● **What the exercise asks**
Print only the lines from the top of the data through the line with "['公司债到期收益率(AAA):3年', '公司债到期收益率(AA+):3年', '公司债到期收益率(AA):3年']", both included, skipping every picture.

....................

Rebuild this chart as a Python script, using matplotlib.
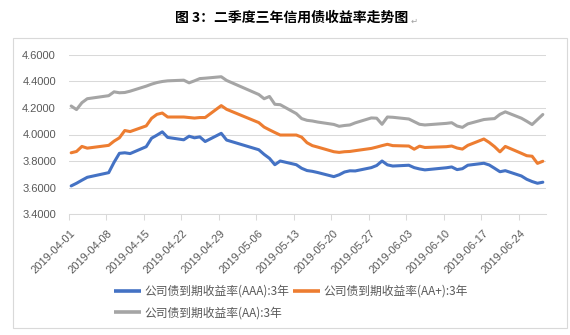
import matplotlib
matplotlib.use('Agg')
import matplotlib.pyplot as plt
import matplotlib.dates as mdates
import matplotlib.transforms as mtransforms
from matplotlib.patches import Rectangle
from matplotlib.ticker import FormatStrFormatter
import pandas as pd

plt.rcParams['font.family'] = ['Liberation Sans', 'Noto Sans CJK SC', 'DejaVu Sans']

title = '图 3：二季度三年信用债收益率走势图'
series_names = ['公司债到期收益率(AAA):3年', '公司债到期收益率(AA+):3年', '公司债到期收益率(AA):3年']

dates = ['2019-04-01', '2019-04-02', '2019-04-03', '2019-04-04',
         '2019-04-08', '2019-04-09', '2019-04-10', '2019-04-11', '2019-04-12',
         '2019-04-15', '2019-04-16', '2019-04-17', '2019-04-18', '2019-04-19',
         '2019-04-22', '2019-04-23', '2019-04-24', '2019-04-25', '2019-04-26',
         '2019-04-29', '2019-04-30',
         '2019-05-06', '2019-05-07', '2019-05-08', '2019-05-09', '2019-05-10',
         '2019-05-13', '2019-05-14', '2019-05-15', '2019-05-16', '2019-05-17',
         '2019-05-20', '2019-05-21', '2019-05-22', '2019-05-23', '2019-05-24',
         '2019-05-27', '2019-05-28', '2019-05-29', '2019-05-30', '2019-05-31',
         '2019-06-03', '2019-06-04', '2019-06-05', '2019-06-06',
         '2019-06-10', '2019-06-11', '2019-06-12', '2019-06-13', '2019-06-14',
         '2019-06-17', '2019-06-18', '2019-06-19', '2019-06-20', '2019-06-21',
         '2019-06-24', '2019-06-25', '2019-06-26', '2019-06-27', '2019-06-28']

aaa = [3.612, 3.632, 3.655, 3.677,
       3.712, 3.790, 3.858, 3.862, 3.856,
       3.908, 3.972, 3.995, 4.020, 3.978,
       3.960, 3.987, 3.975, 3.982, 3.947,
       4.009, 3.958,
       3.885, 3.850, 3.820, 3.772, 3.800,
       3.772, 3.745, 3.728, 3.722, 3.713,
       3.682, 3.696, 3.717, 3.726, 3.725,
       3.750, 3.766, 3.800, 3.771, 3.762,
       3.768, 3.750, 3.740, 3.733,
       3.749, 3.755, 3.735, 3.742, 3.768,
       3.783, 3.770, 3.745, 3.719, 3.727,
       3.687, 3.662, 3.645, 3.632, 3.640]

aa_plus = [3.862, 3.872, 3.910, 3.897,
           3.918, 3.950, 3.975, 4.030, 4.022,
           4.065, 4.122, 4.152, 4.162, 4.132,
           4.132, 4.128, 4.124, 4.128, 4.128,
           4.218, 4.190,
           4.090, 4.056, 4.035, 4.015, 3.996,
           3.996, 3.980, 3.938, 3.916, 3.905,
           3.870, 3.865, 3.870, 3.872, 3.878,
           3.895, 3.905, 3.916, 3.926, 3.916,
           3.913, 3.889, 3.912, 3.902,
           3.908, 3.913, 3.898, 3.890, 3.918,
           3.966, 3.940, 3.908, 3.869, 3.910,
           3.858, 3.840, 3.836, 3.782, 3.798]

aa = [4.215, 4.188, 4.240, 4.270,
      4.293, 4.322, 4.315, 4.317, 4.327,
      4.365, 4.380, 4.392, 4.400, 4.405,
      4.410, 4.390, 4.405, 4.422, 4.425,
      4.436, 4.408,
      4.302, 4.270, 4.287, 4.228, 4.225,
      4.158, 4.120, 4.107, 4.102, 4.094,
      4.076, 4.062, 4.068, 4.072, 4.088,
      4.125, 4.123, 4.077, 4.132, 4.130,
      4.117, 4.097, 4.077, 4.072,
      4.084, 4.089, 4.064, 4.054, 4.080,
      4.113, 4.117, 4.120, 4.152, 4.171,
      4.123, 4.100, 4.075, 4.113, 4.151]

tick_dates = ['2019-04-01', '2019-04-08', '2019-04-15', '2019-04-22', '2019-04-29',
              '2019-05-06', '2019-05-13', '2019-05-20', '2019-05-27', '2019-06-03',
              '2019-06-10', '2019-06-17', '2019-06-24']
y_ticks = [3.4, 3.6, 3.8, 4.0, 4.2, 4.4, 4.6]

colors = ['#4472C4', '#ED7D31', '#A5A5A5']

W, H = 570, 335
fig = plt.figure(figsize=(W / 100, H / 100), dpi=100)


def fx(px):
    return px / W


def fy(py):
    return 1 - py / H


# outer chart frame
fig.patches.append(Rectangle((fx(13), fy(328)), fx(567) - fx(13), fy(38) - fy(328),
                             transform=fig.transFigure, fill=False,
                             edgecolor='#D9D9D9', lw=0.8))

# title
fig.text(fx(292), fy(18), title, ha='center', va='center', fontsize=10,
         fontweight='bold', family=['Noto Sans CJK SC', 'DejaVu Sans'], color='#000000')
fig.text(fx(411), fy(21), '↵', ha='left', va='center', fontsize=6,
         family=['DejaVu Sans'], color='#A0A0A0')

ax = fig.add_axes([fx(68.5), fy(214), fx(545.5) - fx(68.5), fy(55) - fy(214)])

x = pd.to_datetime(dates) + pd.Timedelta(hours=12)
lines = []
for vals, c, name in zip([aaa, aa_plus, aa], colors, series_names):
    ln, = ax.plot(x, vals, color=c, lw=2.2, label=name,
                  solid_joinstyle='round', solid_capstyle='round')
    lines.append(ln)

ax.set_xlim(pd.Timestamp('2019-04-01'), pd.Timestamp('2019-06-29'))
ax.set_ylim(3.4, 4.6)
ax.set_yticks(y_ticks)
ax.yaxis.set_major_formatter(FormatStrFormatter('%.4f'))
ax.tick_params(axis='y', length=0, pad=9, labelsize=8, labelcolor='#595959')
ax.grid(axis='y', color='#D9D9D9', lw=0.75)
ax.set_axisbelow(True)
for s in ['left', 'right', 'top']:
    ax.spines[s].set_visible(False)
ax.spines['bottom'].set_color('#D9D9D9')
ax.spines['bottom'].set_linewidth(0.75)

tick_ts = pd.to_datetime(tick_dates)
ax.set_xticks(tick_ts)
ax.tick_params(axis='x', length=4, width=0.75, color='#D9D9D9', labelbottom=False)

offset = mtransforms.ScaledTranslation(5 / 100, -18 / 100, fig.dpi_scale_trans)
trans = ax.get_xaxis_transform() + offset
for d, lab in zip(tick_ts, tick_dates):
    ax.text(mdates.date2num(d), 0, lab, transform=trans, rotation=45,
            ha='right', va='center', rotation_mode='anchor',
            fontsize=8, color='#595959')

leg = fig.legend([lines[0], lines[2], lines[1]],
                 [series_names[0], series_names[2], series_names[1]],
                 ncol=2, loc='center', bbox_to_anchor=(fx(291), fy(302)),
                 frameon=False, fontsize=8.5, handlelength=2.3,
                 handletextpad=0.25, columnspacing=0.35, labelspacing=0.7,
                 borderpad=0)
for t in leg.get_texts():
    t.set_color('#595959')
    t.set_family(['Noto Sans CJK SC', 'DejaVu Sans'])
for h in leg.get_lines():
    h.set_linewidth(2.6)
    h.set_solid_capstyle('butt')

fig.savefig('out.png', dpi=100)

....................

● **Output below**
Rebuild this chart as a Python script, using matplotlib.
import matplotlib
matplotlib.use('Agg')
import matplotlib.pyplot as plt
import matplotlib.dates as mdates
import matplotlib.transforms as mtransforms
from matplotlib.patches import Rectangle
from matplotlib.ticker import FormatStrFormatter
import pandas as pd

plt.rcParams['font.family'] = ['Liberation Sans', 'Noto Sans CJK SC', 'DejaVu Sans']

title = '图 3：二季度三年信用债收益率走势图'
series_names = ['公司债到期收益率(AAA):3年', '公司债到期收益率(AA+):3年', '公司债到期收益率(AA):3年']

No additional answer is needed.